● **Dataset extract**
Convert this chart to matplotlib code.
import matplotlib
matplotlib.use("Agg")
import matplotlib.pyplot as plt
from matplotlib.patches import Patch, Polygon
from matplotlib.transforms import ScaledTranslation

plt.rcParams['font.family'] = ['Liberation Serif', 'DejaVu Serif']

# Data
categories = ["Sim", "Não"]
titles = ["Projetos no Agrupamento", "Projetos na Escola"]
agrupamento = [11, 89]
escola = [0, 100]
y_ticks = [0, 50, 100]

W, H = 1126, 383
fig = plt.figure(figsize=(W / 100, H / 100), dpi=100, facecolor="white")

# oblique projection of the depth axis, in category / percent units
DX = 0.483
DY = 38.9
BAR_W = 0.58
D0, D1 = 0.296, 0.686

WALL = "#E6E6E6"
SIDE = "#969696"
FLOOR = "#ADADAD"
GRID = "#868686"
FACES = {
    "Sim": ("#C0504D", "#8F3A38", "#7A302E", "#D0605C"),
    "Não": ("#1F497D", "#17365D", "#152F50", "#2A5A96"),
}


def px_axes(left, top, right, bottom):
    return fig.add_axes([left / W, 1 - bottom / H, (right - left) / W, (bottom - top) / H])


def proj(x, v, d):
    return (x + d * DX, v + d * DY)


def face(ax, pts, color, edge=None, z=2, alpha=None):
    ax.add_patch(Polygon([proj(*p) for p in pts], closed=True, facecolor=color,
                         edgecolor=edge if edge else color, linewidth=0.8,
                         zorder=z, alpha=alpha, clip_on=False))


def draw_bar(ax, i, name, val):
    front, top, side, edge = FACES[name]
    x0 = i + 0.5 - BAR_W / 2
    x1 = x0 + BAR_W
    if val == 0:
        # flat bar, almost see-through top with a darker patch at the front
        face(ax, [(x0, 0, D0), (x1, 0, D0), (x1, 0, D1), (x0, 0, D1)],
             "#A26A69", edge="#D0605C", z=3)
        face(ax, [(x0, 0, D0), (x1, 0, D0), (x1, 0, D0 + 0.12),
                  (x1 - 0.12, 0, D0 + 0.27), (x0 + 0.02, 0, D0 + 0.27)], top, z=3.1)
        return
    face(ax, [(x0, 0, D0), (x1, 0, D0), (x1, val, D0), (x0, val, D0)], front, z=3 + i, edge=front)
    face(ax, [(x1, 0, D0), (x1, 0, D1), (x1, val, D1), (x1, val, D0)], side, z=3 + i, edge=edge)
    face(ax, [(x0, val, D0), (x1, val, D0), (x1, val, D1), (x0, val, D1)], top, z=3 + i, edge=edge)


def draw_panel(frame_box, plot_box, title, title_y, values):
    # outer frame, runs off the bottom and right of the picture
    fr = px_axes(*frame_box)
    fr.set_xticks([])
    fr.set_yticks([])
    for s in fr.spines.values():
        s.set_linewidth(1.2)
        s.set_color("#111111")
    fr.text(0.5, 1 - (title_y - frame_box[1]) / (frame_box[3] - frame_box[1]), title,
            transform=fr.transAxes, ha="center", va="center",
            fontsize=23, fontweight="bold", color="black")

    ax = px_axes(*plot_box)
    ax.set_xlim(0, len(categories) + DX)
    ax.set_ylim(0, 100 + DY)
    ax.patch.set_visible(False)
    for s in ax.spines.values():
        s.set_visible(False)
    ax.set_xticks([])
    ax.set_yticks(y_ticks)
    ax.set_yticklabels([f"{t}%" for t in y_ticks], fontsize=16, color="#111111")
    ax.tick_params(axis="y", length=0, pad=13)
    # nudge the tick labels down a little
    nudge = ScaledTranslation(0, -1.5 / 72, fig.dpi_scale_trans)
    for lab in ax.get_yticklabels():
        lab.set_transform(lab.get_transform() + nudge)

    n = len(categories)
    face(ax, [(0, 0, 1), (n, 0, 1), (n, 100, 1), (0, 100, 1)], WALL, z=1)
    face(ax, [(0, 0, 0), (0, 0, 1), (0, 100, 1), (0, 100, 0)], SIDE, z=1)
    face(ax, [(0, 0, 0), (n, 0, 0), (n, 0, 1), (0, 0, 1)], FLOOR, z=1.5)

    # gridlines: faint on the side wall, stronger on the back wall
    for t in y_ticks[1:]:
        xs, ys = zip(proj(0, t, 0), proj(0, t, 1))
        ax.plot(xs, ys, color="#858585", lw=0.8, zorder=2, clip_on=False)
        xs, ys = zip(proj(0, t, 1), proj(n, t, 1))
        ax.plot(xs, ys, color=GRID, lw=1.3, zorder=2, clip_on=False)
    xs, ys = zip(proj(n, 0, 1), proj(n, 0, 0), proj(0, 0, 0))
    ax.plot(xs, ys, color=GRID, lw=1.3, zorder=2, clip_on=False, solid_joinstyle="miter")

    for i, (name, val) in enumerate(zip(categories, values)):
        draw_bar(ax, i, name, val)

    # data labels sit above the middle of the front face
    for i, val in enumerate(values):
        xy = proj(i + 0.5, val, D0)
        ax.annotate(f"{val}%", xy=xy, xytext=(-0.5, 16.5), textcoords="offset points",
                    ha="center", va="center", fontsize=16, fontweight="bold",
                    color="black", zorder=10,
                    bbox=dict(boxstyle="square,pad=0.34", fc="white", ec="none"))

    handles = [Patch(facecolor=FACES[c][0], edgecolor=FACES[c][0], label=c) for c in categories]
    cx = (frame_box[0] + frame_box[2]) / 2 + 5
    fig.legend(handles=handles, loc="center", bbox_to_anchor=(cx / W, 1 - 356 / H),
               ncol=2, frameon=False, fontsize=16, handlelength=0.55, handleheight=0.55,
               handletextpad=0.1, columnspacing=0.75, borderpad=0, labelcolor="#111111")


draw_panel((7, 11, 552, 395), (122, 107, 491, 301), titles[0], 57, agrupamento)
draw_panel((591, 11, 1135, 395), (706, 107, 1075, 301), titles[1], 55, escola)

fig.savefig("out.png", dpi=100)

● **Problem requirements**
Please quote the data above in full, with no line missing.

● **Complete response**
Convert this chart to matplotlib code.
import matplotlib
matplotlib.use("Agg")
import matplotlib.pyplot as plt
from matplotlib.patches import Patch, Polygon
from matplotlib.transforms import ScaledTranslation

plt.rcParams['font.family'] = ['Liberation Serif', 'DejaVu Serif']

# Data
categories = ["Sim", "Não"]
titles = ["Projetos no Agrupamento", "Projetos na Escola"]
agrupamento = [11, 89]
escola = [0, 100]
y_ticks = [0, 50, 100]

W, H = 1126, 383
fig = plt.figure(figsize=(W / 100, H / 100), dpi=100, facecolor="white")

# oblique projection of the depth axis, in category / percent units
DX = 0.483
DY = 38.9
BAR_W = 0.58
D0, D1 = 0.296, 0.686

WALL = "#E6E6E6"
SIDE = "#969696"
FLOOR = "#ADADAD"
GRID = "#868686"
FACES = {
    "Sim": ("#C0504D", "#8F3A38", "#7A302E", "#D0605C"),
    "Não": ("#1F497D", "#17365D", "#152F50", "#2A5A96"),
}


def px_axes(left, top, right, bottom):
    return fig.add_axes([left / W, 1 - bottom / H, (right - left) / W, (bottom - top) / H])


def proj(x, v, d):
    return (x + d * DX, v + d * DY)


def face(ax, pts, color, edge=None, z=2, alpha=None):
    ax.add_patch(Polygon([proj(*p) for p in pts], closed=True, facecolor=color,
                         edgecolor=edge if edge else color, linewidth=0.8,
                         zorder=z, alpha=alpha, clip_on=False))


def draw_bar(ax, i, name, val):
    front, top, side, edge = FACES[name]
    x0 = i + 0.5 - BAR_W / 2
    x1 = x0 + BAR_W
    if val == 0:
        # flat bar, almost see-through top with a darker patch at the front
        face(ax, [(x0, 0, D0), (x1, 0, D0), (x1, 0, D1), (x0, 0, D1)],
             "#A26A69", edge="#D0605C", z=3)
        face(ax, [(x0, 0, D0), (x1, 0, D0), (x1, 0, D0 + 0.12),
                  (x1 - 0.12, 0, D0 + 0.27), (x0 + 0.02, 0, D0 + 0.27)], top, z=3.1)
        return
    face(ax, [(x0, 0, D0), (x1, 0, D0), (x1, val, D0), (x0, val, D0)], front, z=3 + i, edge=front)
    face(ax, [(x1, 0, D0), (x1, 0, D1), (x1, val, D1), (x1, val, D0)], side, z=3 + i, edge=edge)
    face(ax, [(x0, val, D0), (x1, val, D0), (x1, val, D1), (x0, val, D1)], top, z=3 + i, edge=edge)


def draw_panel(frame_box, plot_box, title, title_y, values):
    # outer frame, runs off the bottom and right of the picture
    fr = px_axes(*frame_box)
    fr.set_xticks([])
    fr.set_yticks([])
    for s in fr.spines.values():
        s.set_linewidth(1.2)
        s.set_color("#111111")
    fr.text(0.5, 1 - (title_y - frame_box[1]) / (frame_box[3] - frame_box[1]), title,
            transform=fr.transAxes, ha="center", va="center",
            fontsize=23, fontweight="bold", color="black")

    ax = px_axes(*plot_box)
    ax.set_xlim(0, len(categories) + DX)
    ax.set_ylim(0, 100 + DY)
    ax.patch.set_visible(False)
    for s in ax.spines.values():
        s.set_visible(False)
    ax.set_xticks([])
    ax.set_yticks(y_ticks)
    ax.set_yticklabels([f"{t}%" for t in y_ticks], fontsize=16, color="#111111")
    ax.tick_params(axis="y", length=0, pad=13)
    # nudge the tick labels down a little
    nudge = ScaledTranslation(0, -1.5 / 72, fig.dpi_scale_trans)
    for lab in ax.get_yticklabels():
        lab.set_transform(lab.get_transform() + nudge)

    n = len(categories)
    face(ax, [(0, 0, 1), (n, 0, 1), (n, 100, 1), (0, 100, 1)], WALL, z=1)
    face(ax, [(0, 0, 0), (0, 0, 1), (0, 100, 1), (0, 100, 0)], SIDE, z=1)
    face(ax, [(0, 0, 0), (n, 0, 0), (n, 0, 1), (0, 0, 1)], FLOOR, z=1.5)

    # gridlines: faint on the side wall, stronger on the back wall
    for t in y_ticks[1:]:
        xs, ys = zip(proj(0, t, 0), proj(0, t, 1))
        ax.plot(xs, ys, color="#858585", lw=0.8, zorder=2, clip_on=False)
        xs, ys = zip(proj(0, t, 1), proj(n, t, 1))
        ax.plot(xs, ys, color=GRID, lw=1.3, zorder=2, clip_on=False)
    xs, ys = zip(proj(n, 0, 1), proj(n, 0, 0), proj(0, 0, 0))
    ax.plot(xs, ys, color=GRID, lw=1.3, zorder=2, clip_on=False, solid_joinstyle="miter")

    for i, (name, val) in enumerate(zip(categories, values)):
        draw_bar(ax, i, name, val)

    # data labels sit above the middle of the front face
    for i, val in enumerate(values):
        xy = proj(i + 0.5, val, D0)
        ax.annotate(f"{val}%", xy=xy, xytext=(-0.5, 16.5), textcoords="offset points",
                    ha="center", va="center", fontsize=16, fontweight="bold",
                    color="black", zorder=10,
                    bbox=dict(boxstyle="square,pad=0.34", fc="white", ec="none"))

    handles = [Patch(facecolor=FACES[c][0], edgecolor=FACES[c][0], label=c) for c in categories]
    cx = (frame_box[0] + frame_box[2]) / 2 + 5
    fig.legend(handles=handles, loc="center", bbox_to_anchor=(cx / W, 1 - 356 / H),
               ncol=2, frameon=False, fontsize=16, handlelength=0.55, handleheight=0.55,
               handletextpad=0.1, columnspacing=0.75, borderpad=0, labelcolor="#111111")


draw_panel((7, 11, 552, 395), (122, 107, 491, 301), titles[0], 57, agrupamento)
draw_panel((591, 11, 1135, 395), (706, 107, 1075, 301), titles[1], 55, escola)

fig.savefig("out.png", dpi=100)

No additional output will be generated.